The last full-length you released was Doom of the Occult back in 2011. Please explain the concept behind this and what it means to you.
Okay, so you know what the album looks like on the back? With the nine branch candelabra. The concept was that for every flame of the nine branch candelabra you have one song. In between you have the temples. Two pairs of flames always belong together lyrically, so we have two and a gate, two and a gate. We have the middle flame which was the trilogy of the Indian stuff like the “Doom of Kali Ma”, and then we have two and two again with the middle flame shining for it’s own glory. That was the concept, there was no idea to have lyrical connections between everything. There are songs about old Egyptian stuff, Indian philosophy and stuff from old Palestine like “Baal of Ekron”. My advice would be accept this; this the order of the album so people should read the lyrics. In the old days, Necros had really blasphemous lyrics but nowadays there’s a lot of hidden statements. The new ones I did for Nine Graves are the best I’ve ever written. I feel like I can show the lyrics to people now, whereas in the old days it was a little too blasphemous. They are telling stories but in a really cool way.
How about your album artwork? Obviously that is important as it is visual. Do you have a specific process of choosing an artist or do you just pick something you like?
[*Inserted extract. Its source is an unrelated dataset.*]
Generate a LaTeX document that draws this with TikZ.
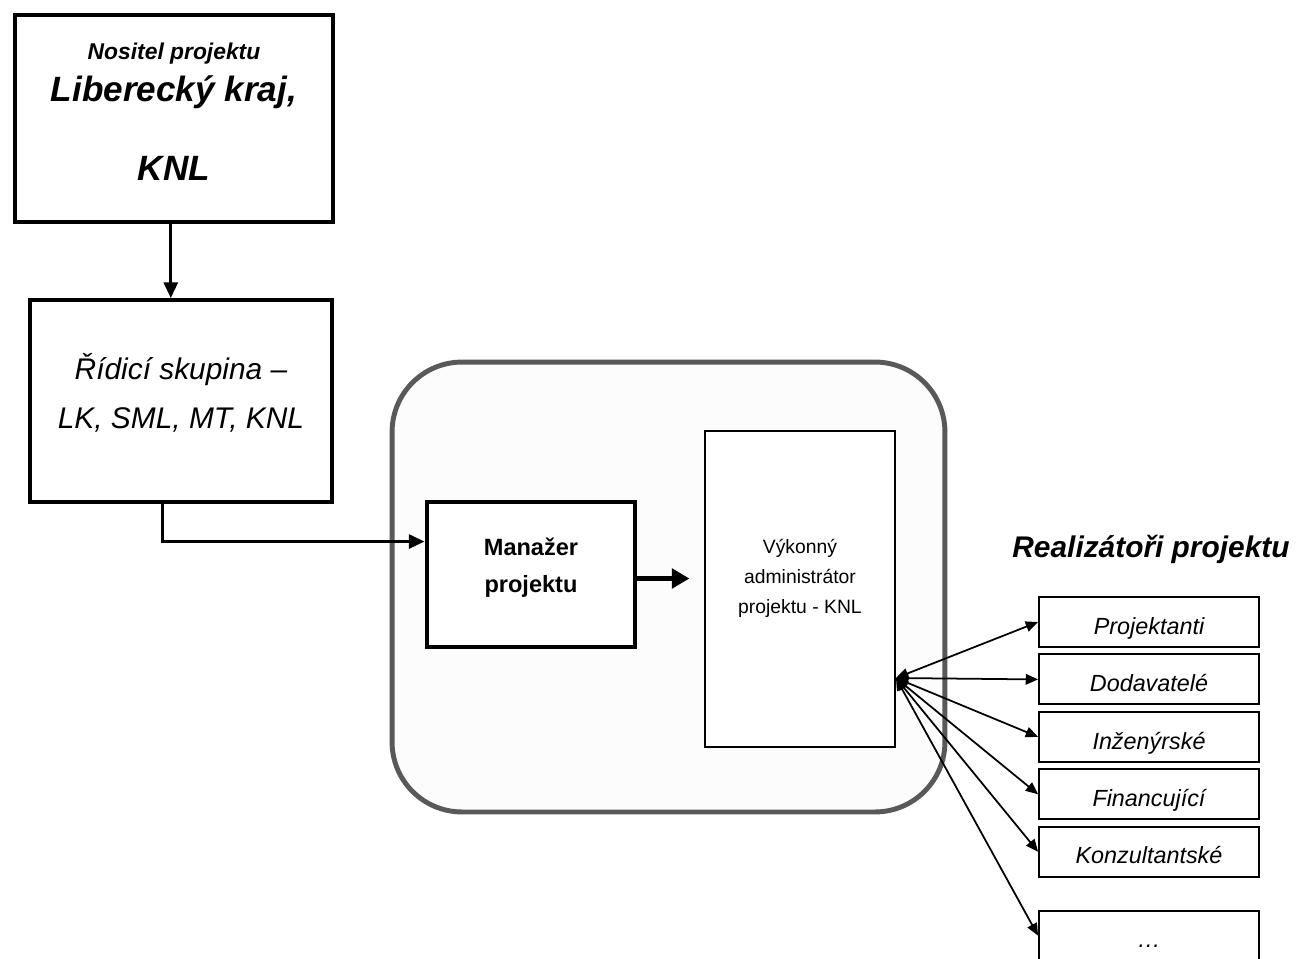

Doom of the Occult had a John Martin cover. He was an English painter who I really admire. It just fitted with the concept of the downfall of mankind. Nine Graves has really amazing artwork done by Timo Ketola and Manuel Tinnemans. I’m really looking forward to it coming out.
And finally, is there a message you would like to give to the readers before you go?
WE WON’T SPLIT UP! * laughs * We are absolutely amazed that so many people would like to come and see us. It’s so important to us so it’s no ordinary job, we appreciate all of this and I really appreciate having an interview right now. You know, we live our dream and we live for the band. Thank you.